The Australian share market staged a comeback in March, despite retreating late in the month as investors refocused on risks to the global economy. The S&P/ASX 200 Index ended the month up 4.7%, recovering some of the ground lost in February, but still down 15% on its April 2015 high. All sectors were positive, with strong retracements from Resources (6.7%), Energy (6.2%) and Materials (6.1%), and a rebound in Financials (5.9%) following significant declines in the start of the year. Industrials (2.27%) were the underperformers in March, but still the highes returning sector over a one-year period, recording 12.8%. Small cap shares again outperformed the market in March, with the index returning 5.5%.

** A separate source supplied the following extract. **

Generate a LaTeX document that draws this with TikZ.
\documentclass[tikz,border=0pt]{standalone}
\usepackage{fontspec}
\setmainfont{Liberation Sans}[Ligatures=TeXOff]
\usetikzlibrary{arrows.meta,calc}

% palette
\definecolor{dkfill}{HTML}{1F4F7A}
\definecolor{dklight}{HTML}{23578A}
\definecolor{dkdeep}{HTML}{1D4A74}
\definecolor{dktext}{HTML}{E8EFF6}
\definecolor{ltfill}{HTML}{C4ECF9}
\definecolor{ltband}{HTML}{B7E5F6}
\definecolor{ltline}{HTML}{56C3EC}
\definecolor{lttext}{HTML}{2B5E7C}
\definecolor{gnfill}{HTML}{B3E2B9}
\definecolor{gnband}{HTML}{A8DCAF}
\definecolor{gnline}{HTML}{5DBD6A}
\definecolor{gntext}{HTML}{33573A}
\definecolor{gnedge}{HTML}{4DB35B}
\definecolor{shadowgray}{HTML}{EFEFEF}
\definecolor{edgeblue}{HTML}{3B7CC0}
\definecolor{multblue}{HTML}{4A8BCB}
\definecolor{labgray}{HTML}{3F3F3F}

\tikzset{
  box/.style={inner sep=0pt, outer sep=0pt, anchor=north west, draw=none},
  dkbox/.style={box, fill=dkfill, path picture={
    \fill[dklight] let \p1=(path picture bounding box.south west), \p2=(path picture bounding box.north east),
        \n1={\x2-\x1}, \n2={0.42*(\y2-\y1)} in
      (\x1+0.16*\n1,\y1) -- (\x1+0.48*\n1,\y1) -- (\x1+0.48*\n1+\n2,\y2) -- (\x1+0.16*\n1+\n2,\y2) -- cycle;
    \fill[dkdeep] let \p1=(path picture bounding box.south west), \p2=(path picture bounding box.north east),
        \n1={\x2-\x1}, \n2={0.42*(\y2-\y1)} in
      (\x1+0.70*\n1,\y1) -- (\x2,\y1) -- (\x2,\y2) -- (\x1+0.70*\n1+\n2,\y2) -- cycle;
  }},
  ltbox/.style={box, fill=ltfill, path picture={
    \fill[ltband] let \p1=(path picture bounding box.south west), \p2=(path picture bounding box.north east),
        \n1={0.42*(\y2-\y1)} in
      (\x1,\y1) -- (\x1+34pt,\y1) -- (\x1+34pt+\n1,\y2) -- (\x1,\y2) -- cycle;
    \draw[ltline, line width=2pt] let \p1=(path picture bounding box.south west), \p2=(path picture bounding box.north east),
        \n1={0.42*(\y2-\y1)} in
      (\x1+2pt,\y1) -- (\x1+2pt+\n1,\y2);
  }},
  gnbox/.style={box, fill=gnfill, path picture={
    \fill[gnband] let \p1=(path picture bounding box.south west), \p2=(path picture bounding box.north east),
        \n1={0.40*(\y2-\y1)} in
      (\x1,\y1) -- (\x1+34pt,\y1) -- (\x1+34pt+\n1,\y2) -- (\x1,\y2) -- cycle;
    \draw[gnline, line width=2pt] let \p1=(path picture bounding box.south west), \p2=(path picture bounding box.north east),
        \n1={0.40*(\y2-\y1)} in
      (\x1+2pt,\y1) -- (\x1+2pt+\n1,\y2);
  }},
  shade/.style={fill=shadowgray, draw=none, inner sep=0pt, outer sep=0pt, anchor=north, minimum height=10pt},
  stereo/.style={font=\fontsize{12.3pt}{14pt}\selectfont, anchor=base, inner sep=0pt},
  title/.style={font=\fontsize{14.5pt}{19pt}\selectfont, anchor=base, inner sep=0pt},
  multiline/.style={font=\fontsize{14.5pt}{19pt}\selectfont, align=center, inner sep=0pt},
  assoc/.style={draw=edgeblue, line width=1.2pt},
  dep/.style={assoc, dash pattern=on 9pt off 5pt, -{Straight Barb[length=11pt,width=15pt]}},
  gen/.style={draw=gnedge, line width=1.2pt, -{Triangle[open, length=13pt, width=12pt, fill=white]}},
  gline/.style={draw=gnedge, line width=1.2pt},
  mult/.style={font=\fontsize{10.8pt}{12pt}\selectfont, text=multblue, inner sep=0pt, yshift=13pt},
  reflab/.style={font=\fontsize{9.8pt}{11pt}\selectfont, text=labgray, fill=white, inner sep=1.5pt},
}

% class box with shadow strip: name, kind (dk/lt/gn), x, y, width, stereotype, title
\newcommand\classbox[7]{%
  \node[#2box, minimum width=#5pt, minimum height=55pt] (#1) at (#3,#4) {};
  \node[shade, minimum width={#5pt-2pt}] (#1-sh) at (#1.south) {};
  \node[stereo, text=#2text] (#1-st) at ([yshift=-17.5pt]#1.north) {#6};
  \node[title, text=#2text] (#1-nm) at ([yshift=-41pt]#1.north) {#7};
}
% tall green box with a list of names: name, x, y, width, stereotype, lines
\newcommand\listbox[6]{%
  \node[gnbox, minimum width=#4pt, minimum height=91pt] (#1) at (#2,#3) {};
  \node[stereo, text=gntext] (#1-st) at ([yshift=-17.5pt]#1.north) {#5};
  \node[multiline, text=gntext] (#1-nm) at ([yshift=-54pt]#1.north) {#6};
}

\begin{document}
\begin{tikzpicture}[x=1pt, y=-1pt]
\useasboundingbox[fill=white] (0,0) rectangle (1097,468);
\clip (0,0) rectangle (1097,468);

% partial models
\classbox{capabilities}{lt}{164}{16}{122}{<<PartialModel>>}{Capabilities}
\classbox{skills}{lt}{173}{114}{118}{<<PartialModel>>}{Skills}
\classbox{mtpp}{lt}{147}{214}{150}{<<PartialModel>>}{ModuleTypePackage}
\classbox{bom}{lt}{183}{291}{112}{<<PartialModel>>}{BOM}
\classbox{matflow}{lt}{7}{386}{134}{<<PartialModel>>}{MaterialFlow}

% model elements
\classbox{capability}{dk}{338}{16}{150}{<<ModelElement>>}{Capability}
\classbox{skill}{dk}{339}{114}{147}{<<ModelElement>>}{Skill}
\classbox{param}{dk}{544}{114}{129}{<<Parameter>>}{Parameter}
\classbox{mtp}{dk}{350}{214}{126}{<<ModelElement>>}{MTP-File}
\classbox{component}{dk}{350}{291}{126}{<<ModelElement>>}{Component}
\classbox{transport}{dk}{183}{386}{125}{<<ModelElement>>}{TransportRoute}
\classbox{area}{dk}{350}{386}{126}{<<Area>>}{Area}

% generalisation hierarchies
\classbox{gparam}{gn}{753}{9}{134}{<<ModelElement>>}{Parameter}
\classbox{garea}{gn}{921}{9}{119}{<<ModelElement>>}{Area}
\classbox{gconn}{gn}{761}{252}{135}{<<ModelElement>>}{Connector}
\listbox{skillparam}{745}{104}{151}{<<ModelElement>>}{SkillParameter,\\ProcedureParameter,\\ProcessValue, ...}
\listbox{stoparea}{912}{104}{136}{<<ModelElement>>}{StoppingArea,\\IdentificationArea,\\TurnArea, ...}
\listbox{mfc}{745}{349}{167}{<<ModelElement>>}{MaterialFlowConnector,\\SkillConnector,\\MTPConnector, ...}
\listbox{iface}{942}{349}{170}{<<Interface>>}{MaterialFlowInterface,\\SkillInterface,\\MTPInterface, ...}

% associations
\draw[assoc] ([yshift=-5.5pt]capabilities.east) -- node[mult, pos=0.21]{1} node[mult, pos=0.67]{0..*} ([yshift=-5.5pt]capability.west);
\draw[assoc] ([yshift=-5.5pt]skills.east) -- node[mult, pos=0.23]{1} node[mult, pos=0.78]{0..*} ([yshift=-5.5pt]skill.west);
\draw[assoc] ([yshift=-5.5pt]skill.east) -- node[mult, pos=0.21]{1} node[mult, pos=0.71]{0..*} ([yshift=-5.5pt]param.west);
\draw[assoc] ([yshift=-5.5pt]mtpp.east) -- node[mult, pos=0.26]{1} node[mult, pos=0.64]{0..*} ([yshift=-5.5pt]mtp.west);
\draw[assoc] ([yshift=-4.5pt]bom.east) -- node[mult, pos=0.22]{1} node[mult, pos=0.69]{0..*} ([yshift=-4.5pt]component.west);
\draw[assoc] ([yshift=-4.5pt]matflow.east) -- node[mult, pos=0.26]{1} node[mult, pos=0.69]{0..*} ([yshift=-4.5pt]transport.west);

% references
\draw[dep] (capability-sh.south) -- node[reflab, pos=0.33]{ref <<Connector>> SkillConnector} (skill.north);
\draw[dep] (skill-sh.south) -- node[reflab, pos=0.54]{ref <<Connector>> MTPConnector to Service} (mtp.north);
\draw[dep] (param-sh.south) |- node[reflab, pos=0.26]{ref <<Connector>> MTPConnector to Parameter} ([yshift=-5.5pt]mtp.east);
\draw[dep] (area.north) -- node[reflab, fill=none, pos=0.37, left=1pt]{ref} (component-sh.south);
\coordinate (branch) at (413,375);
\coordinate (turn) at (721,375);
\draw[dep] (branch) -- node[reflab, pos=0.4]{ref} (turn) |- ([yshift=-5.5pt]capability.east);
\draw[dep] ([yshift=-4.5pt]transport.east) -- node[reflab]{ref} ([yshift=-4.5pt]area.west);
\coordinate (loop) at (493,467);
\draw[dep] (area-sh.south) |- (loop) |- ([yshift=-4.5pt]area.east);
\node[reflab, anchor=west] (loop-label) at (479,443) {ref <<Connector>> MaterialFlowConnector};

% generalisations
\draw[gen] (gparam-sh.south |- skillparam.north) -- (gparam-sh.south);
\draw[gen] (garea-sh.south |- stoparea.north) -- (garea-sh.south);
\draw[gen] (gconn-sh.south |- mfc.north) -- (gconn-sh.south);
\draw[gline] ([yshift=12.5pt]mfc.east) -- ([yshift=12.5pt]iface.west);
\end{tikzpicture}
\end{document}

Markets rallied in mid-March in response to comments from Fed Chair Janet Yellen, who provided a lower path for expected future rate rises, with the median expectation for the funds rate at the end of 2016 lowered by 50 bps to 0.75-1.00%.The US market rose 2.1% following the announcement, which was carried through to the end of the month. The S&P 500 Index finished the month up 6.6%, boosted by positive manufacturing and revised GDP growth data. Meanwhile in Europe, extraordinary monetary policy settings keep getting more extraordinary. In action evoking President Draghi’s fateful “whatever it takes” speech some four years ago, the ECB cut its deposit rate a further 20 bps to -0.40%, while the main refinancing rate was cut to zero. The European market rallied 3.6% in response to the decision, before falling 5.1% to end the week lower. In the UK, modest gains of 1.3% were achieved in March, and the German DAX added 4.9% despite subdued manufacturing output. Financial markets were supported by rising commodity prices, with crude oil ducking above US $40/b towards the end of the month. The MSCI World ex Australia NR Index gained 6.3% in March, with strong growth from Asian markets. The Japanese Index gained 4.6%, the Shanghai Index gained 11.8%, and the Hong Kong Index gained 8.7%.

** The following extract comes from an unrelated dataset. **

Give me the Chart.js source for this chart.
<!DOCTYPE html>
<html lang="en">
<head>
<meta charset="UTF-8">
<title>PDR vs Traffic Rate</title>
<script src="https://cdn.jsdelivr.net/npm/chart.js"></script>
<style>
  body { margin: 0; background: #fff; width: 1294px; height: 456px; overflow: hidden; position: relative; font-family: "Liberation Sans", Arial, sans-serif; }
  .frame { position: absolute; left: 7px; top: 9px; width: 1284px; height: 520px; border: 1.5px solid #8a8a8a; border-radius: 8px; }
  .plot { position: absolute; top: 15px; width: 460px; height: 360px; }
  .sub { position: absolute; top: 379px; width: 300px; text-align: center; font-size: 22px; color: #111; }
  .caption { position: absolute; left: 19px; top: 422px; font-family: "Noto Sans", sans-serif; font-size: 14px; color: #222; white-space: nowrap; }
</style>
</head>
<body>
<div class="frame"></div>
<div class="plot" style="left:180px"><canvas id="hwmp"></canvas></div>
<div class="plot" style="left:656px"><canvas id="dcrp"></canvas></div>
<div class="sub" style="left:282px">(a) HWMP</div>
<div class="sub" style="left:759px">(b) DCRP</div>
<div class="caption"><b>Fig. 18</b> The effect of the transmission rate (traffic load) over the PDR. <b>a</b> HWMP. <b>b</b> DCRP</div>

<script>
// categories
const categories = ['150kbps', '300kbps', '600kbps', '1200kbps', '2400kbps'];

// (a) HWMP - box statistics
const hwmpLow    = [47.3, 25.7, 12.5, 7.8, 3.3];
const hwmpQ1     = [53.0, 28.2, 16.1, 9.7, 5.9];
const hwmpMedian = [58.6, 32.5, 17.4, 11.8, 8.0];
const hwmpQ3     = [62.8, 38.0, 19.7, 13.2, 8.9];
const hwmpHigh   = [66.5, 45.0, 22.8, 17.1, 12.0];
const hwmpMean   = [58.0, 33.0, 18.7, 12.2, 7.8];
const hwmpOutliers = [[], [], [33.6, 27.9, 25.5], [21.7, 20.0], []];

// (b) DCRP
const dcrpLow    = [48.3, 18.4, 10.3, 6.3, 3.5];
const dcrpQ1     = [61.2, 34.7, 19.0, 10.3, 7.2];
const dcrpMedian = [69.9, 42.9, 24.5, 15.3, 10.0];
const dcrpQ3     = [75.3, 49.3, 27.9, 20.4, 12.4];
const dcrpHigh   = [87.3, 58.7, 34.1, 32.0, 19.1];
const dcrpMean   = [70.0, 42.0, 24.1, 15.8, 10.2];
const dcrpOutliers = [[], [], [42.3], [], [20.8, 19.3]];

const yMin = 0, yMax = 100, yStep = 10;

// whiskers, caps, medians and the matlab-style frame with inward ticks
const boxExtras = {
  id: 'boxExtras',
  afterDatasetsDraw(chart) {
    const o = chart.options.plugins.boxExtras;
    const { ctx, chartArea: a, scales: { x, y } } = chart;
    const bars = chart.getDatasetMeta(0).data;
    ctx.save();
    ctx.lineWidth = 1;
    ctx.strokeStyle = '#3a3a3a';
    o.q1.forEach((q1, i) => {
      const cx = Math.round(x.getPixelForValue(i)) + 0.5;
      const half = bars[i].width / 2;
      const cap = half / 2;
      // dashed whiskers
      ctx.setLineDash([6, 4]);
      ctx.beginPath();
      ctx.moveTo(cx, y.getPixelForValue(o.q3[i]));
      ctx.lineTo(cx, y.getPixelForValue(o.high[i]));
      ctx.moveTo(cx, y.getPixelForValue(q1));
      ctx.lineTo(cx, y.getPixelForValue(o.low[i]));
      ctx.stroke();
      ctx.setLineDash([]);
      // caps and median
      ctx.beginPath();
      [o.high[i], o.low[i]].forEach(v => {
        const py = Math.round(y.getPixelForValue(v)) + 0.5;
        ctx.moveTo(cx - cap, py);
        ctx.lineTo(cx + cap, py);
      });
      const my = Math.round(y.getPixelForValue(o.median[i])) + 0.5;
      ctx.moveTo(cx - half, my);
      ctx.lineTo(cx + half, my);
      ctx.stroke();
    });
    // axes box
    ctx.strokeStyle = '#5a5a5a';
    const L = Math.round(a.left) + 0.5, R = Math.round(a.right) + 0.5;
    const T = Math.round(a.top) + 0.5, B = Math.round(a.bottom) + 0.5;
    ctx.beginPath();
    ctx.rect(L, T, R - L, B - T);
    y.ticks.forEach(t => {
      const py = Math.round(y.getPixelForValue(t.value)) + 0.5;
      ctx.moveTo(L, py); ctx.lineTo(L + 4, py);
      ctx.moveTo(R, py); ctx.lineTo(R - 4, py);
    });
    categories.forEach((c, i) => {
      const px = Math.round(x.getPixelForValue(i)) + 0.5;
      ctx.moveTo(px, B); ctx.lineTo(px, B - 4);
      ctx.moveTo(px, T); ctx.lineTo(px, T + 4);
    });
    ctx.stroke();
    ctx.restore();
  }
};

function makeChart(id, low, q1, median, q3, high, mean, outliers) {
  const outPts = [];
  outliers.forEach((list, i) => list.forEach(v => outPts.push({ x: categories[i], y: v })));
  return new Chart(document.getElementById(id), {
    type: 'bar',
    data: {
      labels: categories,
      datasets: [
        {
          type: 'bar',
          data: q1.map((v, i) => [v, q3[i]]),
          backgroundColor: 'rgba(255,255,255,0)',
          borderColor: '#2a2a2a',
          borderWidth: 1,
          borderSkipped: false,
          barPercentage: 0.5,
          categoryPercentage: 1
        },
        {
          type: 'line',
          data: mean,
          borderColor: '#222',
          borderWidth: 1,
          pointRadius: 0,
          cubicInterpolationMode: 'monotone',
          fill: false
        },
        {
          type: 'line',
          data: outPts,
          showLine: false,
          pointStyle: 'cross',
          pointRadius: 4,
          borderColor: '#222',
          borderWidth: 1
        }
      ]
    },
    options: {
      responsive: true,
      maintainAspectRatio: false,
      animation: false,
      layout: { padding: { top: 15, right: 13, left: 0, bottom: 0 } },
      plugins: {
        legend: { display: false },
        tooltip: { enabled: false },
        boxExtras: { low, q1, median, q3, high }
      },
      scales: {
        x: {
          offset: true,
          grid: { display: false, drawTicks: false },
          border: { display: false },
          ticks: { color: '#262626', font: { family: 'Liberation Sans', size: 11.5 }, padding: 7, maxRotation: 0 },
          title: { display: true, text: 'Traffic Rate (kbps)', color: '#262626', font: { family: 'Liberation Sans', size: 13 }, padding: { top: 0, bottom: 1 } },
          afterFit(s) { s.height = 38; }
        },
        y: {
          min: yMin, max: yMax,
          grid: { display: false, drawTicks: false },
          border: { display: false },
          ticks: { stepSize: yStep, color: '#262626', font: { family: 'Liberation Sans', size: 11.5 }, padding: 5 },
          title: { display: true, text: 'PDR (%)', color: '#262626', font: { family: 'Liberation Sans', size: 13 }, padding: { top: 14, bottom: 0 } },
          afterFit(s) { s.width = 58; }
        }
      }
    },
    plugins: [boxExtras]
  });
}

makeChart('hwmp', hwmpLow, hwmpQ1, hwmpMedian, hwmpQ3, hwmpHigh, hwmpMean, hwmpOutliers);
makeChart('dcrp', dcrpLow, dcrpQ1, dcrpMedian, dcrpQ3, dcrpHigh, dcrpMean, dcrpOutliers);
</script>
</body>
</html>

Listed Property (REITs) & Infrastructure
The ASX Property Index retuned 2.4% in March, underperforming the market but still an attractive asset class for yield hunters. Concerns remain among some investors about the perceived risk associated with high valuation multiples, including potentially unsustainable distributions. Globally, REITs returned 9.5% in March (in USD terms), with free-standing retail, data centre, specialty, and self-storage REITS the top performers. Growth in cloud computing and data has driven demand for third-party IT infrastructure, which has been reflected in the REIT market.

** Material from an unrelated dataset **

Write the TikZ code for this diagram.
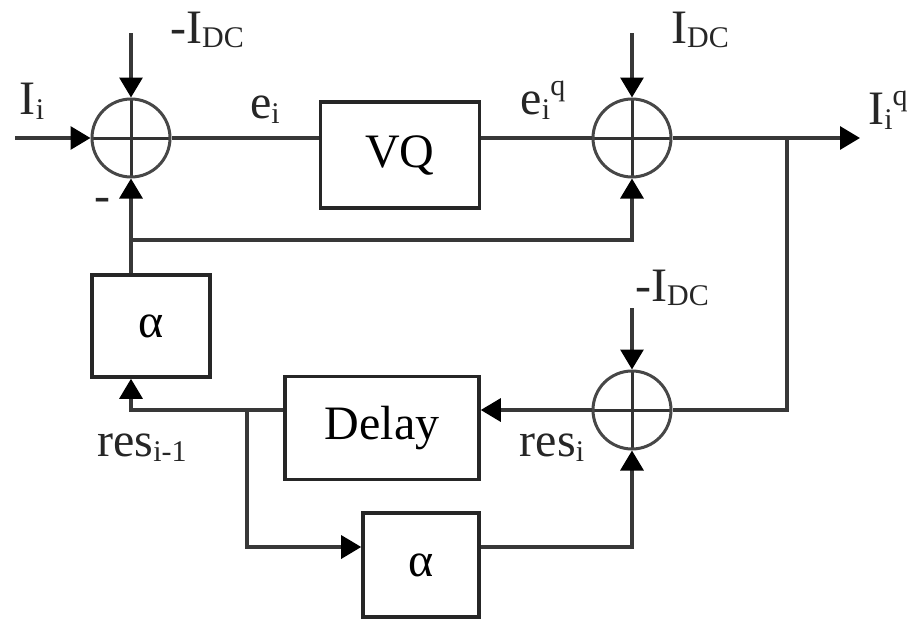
\documentclass[tikz,border=0pt]{standalone}
\usepackage{fontspec}
\setmainfont{Liberation Serif}
\usepackage{tikz}
\usetikzlibrary{arrows.meta}

\newcommand{\lo}[1]{\raisebox{-0.22ex}{\fontsize{30}{32}\selectfont #1}}
\newcommand{\hi}[1]{\raisebox{0.85ex}{\fontsize{30}{32}\selectfont #1}}

\begin{document}
\begin{tikzpicture}[x=1pt, y=-1pt, font=\fontsize{48}{56}\selectfont,
  wire/.style={line width=3.2pt, draw=black!78},
  arr/.style={wire, -{Triangle[length=20pt, width=23pt, color=black, fill=black]}},
  block/.style={draw=black!85, line width=3.6pt, inner sep=0pt},
  sumnode/.style={circle, draw=black!72, line width=3pt, minimum size=78pt, inner sep=0pt,
    path picture={\draw[line width=3pt, black!80]
      (path picture bounding box.north) -- (path picture bounding box.south)
      (path picture bounding box.west) -- (path picture bounding box.east);}},
  lbl/.style={inner sep=0pt, text=black!85}]

\useasboundingbox (0,0) rectangle (916,621);

% summing junctions
\node[sumnode] (s1) at (131,138) {};
\node[sumnode] (s2) at (632,138) {};
\node[sumnode] (s3) at (632,410) {};

% blocks
\node[block, minimum width=159pt, minimum height=106pt] (vq) at (400,155) {VQ};
\node[block, minimum width=118pt, minimum height=102pt] (a1) at (151,326) {α};
\node[block, minimum width=194pt, minimum height=103pt] (dl) at (382,428) {Delay};
\node[block, minimum width=116pt, minimum height=104pt] (a2) at (421,565) {α};

% free ends and branch points
\coordinate (in) at (15,138);
\coordinate (t1) at (131,33);
\coordinate (t2) at (632,33);
\coordinate (t3) at (632,308);
\coordinate (out) at (860,138);
\coordinate (br2) at (787,138);
\coordinate (fb) at (131,240);
\coordinate (br1) at (247,410);
\coordinate (low) at (247,547);

% forward path
\draw[arr] (in) -- (s1);
\draw[arr] (t1) -- (s1);
\draw[wire] (s1) -- (vq.west |- s1);
\draw[wire] (vq.east |- s1) -- (s2);
\draw[arr] (t2) -- (s2);
\draw[arr] (s2) -- (out);

% residual loop
\draw[wire] (br2) |- (s3);
\draw[arr] (t3) -- (s3);
\draw[arr] (s3) -- (dl.east |- s3);
\draw[arr] (dl.west |- s3) -| (a1.south -| s1);
\draw[arr] (a1.north -| s1) -- (s1);
\draw[arr] (fb) -| (s2);
\draw[arr] (br1) -- (low) -- (a2.west |- low);
\draw[arr] (a2.east |- low) -| (s3);

% labels
\node[lbl] (lin) at (32,101) {I\lo{i}};
\node[lbl] (ldc1) at (207,30) {-I\lo{DC}};
\node[lbl] (ldc2) at (700,30) {I\lo{DC}};
\node[lbl] (ldc3) at (672,288) {-I\lo{DC}};
\node[lbl] (le) at (265,110) {e\lo{i}};
\node[lbl] (leq) at (543,100) {e\lo{i}\hi{q}};
\node[lbl] (lout) at (888,110) {I\lo{i}\hi{q}};
\node[lbl] (lminus) at (102,205) {-};
\node[lbl] (lres1) at (142,448) {res\lo{i-1}};
\node[lbl] (lres) at (552,448) {res\lo{i}};

\end{tikzpicture}
\end{document}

Australian bonds returned -0.3% in March as a moderate rise in yields pushed bond values down. The Australian 10-year Treasury yield rose from 2.40 to 2.49, after reaching a high of 2.69 during the month, while 2-year yields rose from 1.77 to 1.90. Global bonds, as measured by the Barclays Global Aggregate Bond Index, returned 0.9% in March amidst falling yields on corporate investment grade and high yield bonds. Monthly returns on global corporate and high yield debt were 2.34% and 4.33% respectively. Softer economic growth forecasts have again pushed out expectations for a Fed rate increase, while the ECB took action to address persistent weakness in the European economy, cutting the deposit rate further into negative territory and expanding its asset purchase programme. Central bank credibility was on the line in March, although bond markets have reflected a more moderate risk environment compared to the start of the year.